Дальше мы отработали нормально в летнем режиме. На неделе ездили по детским лагерям, а в выходные играли на своей площадке, народ ходил хорошо. В августе, как положено, ушли в отпуск. И вот где-то в середине августа мне позвонил сторож и сказал, что пришли какие-то люди с важными бумагами и собираются осматривать театр.
– Пусть осматривают, – разрешила я. – Только следи, чтобы не сперли ничего. – Я даже не пошла узнать, что за комиссию на нас наслали. Чего-то подобного я и ожидала. Комиссия шныряла по театру с неделю, а потом исчезла. Я ждала, что будет дальше. А дальше позвонили от мэра и велели явиться на прием. Я надела строгое платье и явилась. Встретил меня Игнат Федорович Егозин просто как дочь родную:
– О! Наша знаменитость! Гордость наша! Заходи, заходи, давненько не виделись!
Мне было противно делать вид, что я его обожаю, и я просто сказала: «Добрый день!»
– Присаживайся! – он указал мне место не за большим совещательным столом, а в углу кабинета стоял низенький столик с двумя креслами, и я села туда.
– Я тебя как старую добрую знакомую пригласил. Давай без официоза?

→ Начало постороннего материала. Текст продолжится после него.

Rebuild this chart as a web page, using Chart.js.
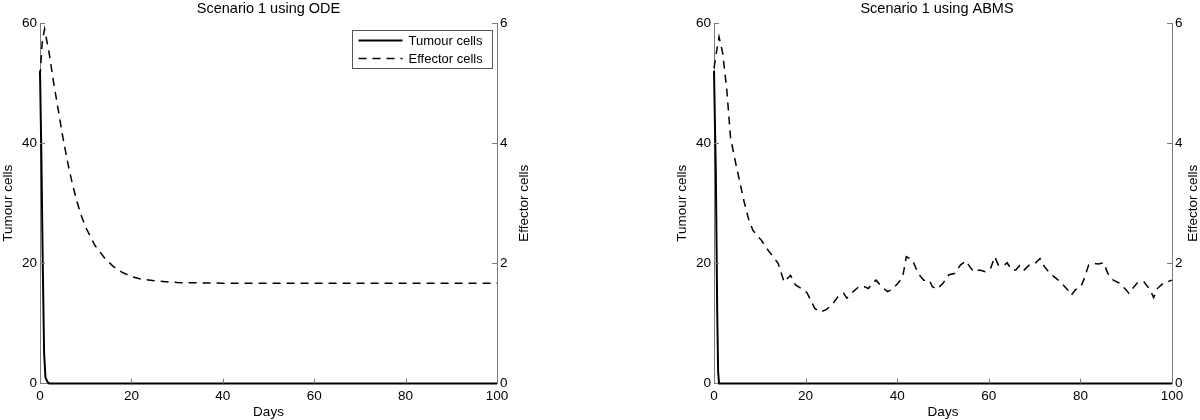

– Да зачем же нам официоз?
– Правильно! Может, выпьем за встречу? У меня коньяк отличный есть.
– Выпьем.
– Вот молодец! – Он достал из шкафа бутылку «Хеннесси» и два пузатых бокала, при этом не переставая нахваливать меня. – Люблю таких, а то начнут жеманничать. А ты наш человек, простой, открытый, да к тому же талантливый.
Бокалы на четверть наполнились коньяком.
– Ну, давай, Светлана, за тебя!
Чокнулись, выпили, он пододвинул мне коробку с конфетами, я взяла одну. Мэр взял дольку лимона с блюдечка, положил в рот и сморщился. И так, сморщенный, посасывая лимон, попенял:
– Вообще я на тебя в обиде. Не позвонила ни разу… Я же дал тебе прямой номер мобильного…
– Не хотела вас беспокоить.
– Не хотела она, видишь ли… Вот с театром, например, чего сразу к журналистам? Надо было ко мне обращаться в первую очередь.